People have written very nice books on this e.g.

https://linear.axler.net/

> The novel approach taken here banishes determinants to the end of the book.

Big fan of this approach! Though I have warmed up to determinants ever since I saw 3Blue1Brown give a fairly intuitive explanation for them [0].

I'm kind of curious as to how they covered eigenvalues/the characteristic polynomial without determinants. Maybe they just jumped straight to diagonalization?

[0] https://www.youtube.com/watch?v=Ip3X9LOh2dk

One does not need determinant to define eigenvalues. For example:

If T is a linear operator on vector space V, a scalar a is an eigenvalue if there is a v in V s.t. Tv = av.

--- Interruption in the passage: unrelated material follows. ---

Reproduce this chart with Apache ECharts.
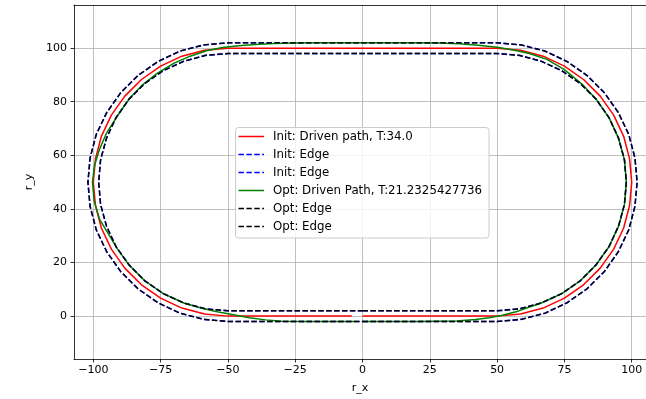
<!DOCTYPE html>
<html>
<head>
<meta charset="utf-8">
<script src="https://cdn.jsdelivr.net/npm/echarts@6/dist/echarts.min.js"></script>
<style>
html,body{margin:0;padding:0;background:#fff;}
#chart{width:646px;height:399px;}
</style>
</head>
<body>
<div id="chart"></div>
<script>
// ---- data ----
const xTicks = [-100, -75, -50, -25, 0, 25, 50, 75, 100];
const yTicks = [0, 20, 40, 60, 80, 100];

const legendLabels = [
  'Init: Driven path, T:34.0',
  'Init: Edge',
  'Init: Edge',
  'Opt: Driven Path, T:21.2325427736',
  'Opt: Edge',
  'Opt: Edge'
];

const redPath = [[0,0],[50,0],[58.7,0.8],[67.1,3.0],[75,6.7],[82.1,11.7],[88.3,17.9],[93.3,25],[97.0,32.9],[99.2,41.3],[100,50],[99.2,58.7],[97.0,67.1],[93.3,75],[88.3,82.1],[82.1,88.3],[75,93.3],[67.1,97.0],[58.7,99.2],[50,100],[-50,100],[-58.7,99.2],[-67.1,97.0],[-75,93.3],[-82.1,88.3],[-88.3,82.1],[-93.3,75],[-97.0,67.1],[-99.2,58.7],[-100,50],[-99.2,41.3],[-97.0,32.9],[-93.3,25],[-88.3,17.9],[-82.1,11.7],[-75,6.7],[-67.1,3.0],[-58.7,0.8],[-50,0],[-4,0]];

const innerEdge = [[0,2],[50,2],[58.3,2.7],[66.4,4.9],[74,8.4],[80.9,13.2],[86.8,19.2],[91.6,26],[95.1,33.6],[97.3,41.7],[98,50],[97.3,58.3],[95.1,66.4],[91.6,74],[86.8,80.9],[80.9,86.8],[74,91.6],[66.4,95.1],[58.3,97.3],[50,98],[-50,98],[-58.3,97.3],[-66.4,95.1],[-74,91.6],[-80.9,86.8],[-86.8,80.9],[-91.6,74],[-95.1,66.4],[-97.3,58.3],[-98,50],[-97.3,41.7],[-95.1,33.6],[-91.6,26],[-86.8,19.2],[-80.9,13.2],[-74,8.4],[-66.4,4.9],[-58.3,2.7],[-50,2],[0,2]];

const outerEdge = [[0,-2],[50,-2],[59.0,-1.2],[67.8,1.1],[76,5.0],[83.4,10.2],[89.8,16.6],[95.0,24],[98.9,32.2],[101.2,41.0],[102,50],[101.2,59.0],[98.9,67.8],[95.0,76],[89.8,83.4],[83.4,89.8],[76,95.0],[67.8,98.9],[59.0,101.2],[50,102],[-50,102],[-59.0,101.2],[-67.8,98.9],[-76,95.0],[-83.4,89.8],[-89.8,83.4],[-95.0,76],[-98.9,67.8],[-101.2,59.0],[-102,50],[-101.2,41.0],[-98.9,32.2],[-95.0,24],[-89.8,16.6],[-83.4,10.2],[-76,5.0],[-67.8,1.1],[-59.0,-1.2],[-50,-2],[0,-2]];

const greenPath = [[0,-2],[20,-2],[35,-1.8],[42,-1.3],[47,-0.6],[52,0.3],[57,1.6],[62,3.4],[66.4,4.9],[74,8.4],[80.9,13.2],[86.8,19.2],[91.6,26],[95.1,33.6],[97.3,41.7],[98,50],[97.3,58.3],[95.1,66.4],[91.6,74],[86.8,80.9],[81.5,86.6],[75,92.0],[68.5,95.8],[62,98.0],[56,99.3],[50,100.3],[43,101.1],[36,101.6],[28,101.9],[15,102],[-15,102],[-25,101.9],[-33,101.7],[-40,101.4],[-46,100.9],[-52,100.2],[-58,99.0],[-64,97.0],[-70,94.4],[-76,90.8],[-81.5,86.5],[-86.5,81.3],[-90.5,75.5],[-95,68.5],[-97.8,62],[-99.6,56],[-100.3,50],[-99.7,43],[-97.6,36],[-94.0,30],[-91.0,25],[-86.8,19.2],[-80.9,13.2],[-74,8.4],[-66.4,4.9],[-60,3.0],[-54,1.6],[-48,0.5],[-42,-0.6],[-36,-1.4],[-30,-1.9],[-20,-2],[-3,-2]];

// ---- chart ----
const FONT = '"DejaVu Sans", sans-serif';
const DASH = [5.5, 2.4];
const fmt = v => String(v).replace('-', '\u2212');

const chart = echarts.init(document.getElementById('chart'), null, {renderer: 'canvas'});

function lineSeries(name, data, color, dashed, z, width) {
  return {
    type: 'line', name: name, data: data, showSymbol: false, symbol: 'none',
    animation: false, silent: true, z: z, clip: true,
    lineStyle: {color: color, width: width || 1.5, type: dashed ? DASH : 'solid', cap: 'butt'}
  };
}

const legendColors = ['#ff0000', '#0000ff', '#0000ff', '#008000', '#000000', '#000000'];
const legendDashed = [false, true, true, false, true, true];
const legendGraphics = [{
  type: 'rect', shape: {x: 235.5, y: 127.5, width: 253.5, height: 110.5, r: 3},
  style: {fill: 'rgba(255,255,255,0.8)', stroke: '#cccccc', lineWidth: 1}, z: 100
}];
legendLabels.forEach((t, i) => {
  const y = 136.5 + i * 18;
  legendGraphics.push({
    type: 'line', shape: {x1: 238.5, y1: y, x2: 264, y2: y},
    style: {stroke: legendColors[i], lineWidth: 1.5, lineDash: legendDashed[i] ? DASH : null}, z: 101
  });
  legendGraphics.push({
    type: 'text', x: 273, y: y,
    style: {text: t, font: '11.8px ' + FONT, fill: '#000', textVerticalAlign: 'middle', textAlign: 'left'}, z: 101
  });
});

const option = {
  backgroundColor: '#ffffff',
  animation: false,
  grid: {left: 74, top: 5, right: 0, bottom: 39, containLabel: false},
  xAxis: [{
    type: 'value', min: -107.17, max: 105.3,
    axisLine: {show: true, onZero: false, lineStyle: {color: '#000', width: 0.8}},
    axisTick: {show: true, length: 3.5, inside: false, customValues: xTicks, lineStyle: {color: '#000', width: 0.8}},
    axisLabel: {show: true, customValues: xTicks, margin: 6, formatter: fmt, color: '#000', fontSize: 11, fontFamily: FONT},
    splitLine: {show: true, lineStyle: {color: '#b0b0b0', width: 0.8}},
    name: 'r_x', nameLocation: 'middle', nameGap: 24,
    nameTextStyle: {color: '#000', fontSize: 11, fontFamily: FONT}
  }, {
    type: 'value', position: 'top', min: -107.17, max: 105.3,
    axisLine: {show: true, onZero: false, lineStyle: {color: '#000', width: 0.8}},
    axisTick: {show: false}, axisLabel: {show: false}, splitLine: {show: false}
  }],
  yAxis: [{
    type: 'value', min: -16.0, max: 116.1,
    axisLine: {show: true, onZero: false, lineStyle: {color: '#000', width: 0.8}},
    axisTick: {show: true, length: 3.5, inside: false, customValues: yTicks, lineStyle: {color: '#000', width: 0.8}},
    axisLabel: {show: true, customValues: yTicks, margin: 7, formatter: fmt, color: '#000', fontSize: 11, fontFamily: FONT},
    splitLine: {show: true, lineStyle: {color: '#b0b0b0', width: 0.8}},
    name: 'r_y', nameLocation: 'middle', nameGap: 31, nameRotate: 90,
    nameTextStyle: {color: '#000', fontSize: 11, fontFamily: FONT}
  }],
  series: [
    lineSeries(legendLabels[0], redPath, '#ff0000', false, 2),
    lineSeries(legendLabels[1], innerEdge, '#0000ff', true, 3, 1.6),
    lineSeries(legendLabels[2], outerEdge, '#0000ff', true, 4, 1.6),
    lineSeries(legendLabels[3], greenPath, '#008000', false, 5),
    lineSeries(legendLabels[4], innerEdge, '#000000', true, 6, 1.3),
    lineSeries(legendLabels[5], outerEdge, '#000000', true, 7, 1.3)
  ],
  graphic: legendGraphics
};
chart.setOption(option);
</script>
</body>
</html>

This is the approach the book takes.

I agree, but the definition alone isn't sufficient to actually calculate eigenvalues. Hence the standard approach which says that for matrix A, vector v, and eigenvalue λ, we have

  Av = λv
  => Av - λv = 0
  => (A - λI)v = 0
  => det(A - λI) = 0

Which then yields the characteristic polynomial. Skipping the determinant means you need a different approach.

You can prove many fundamental results of Linear Algebra with the definition that does not directly use determinants. In fact, one would define trace and determinant as sum and product of eigenvalues. Definition of characteristic polynomial would then follow.

If "computation" is what you are after then Av = λv is about solving a system of equations and you can try elimination, etc.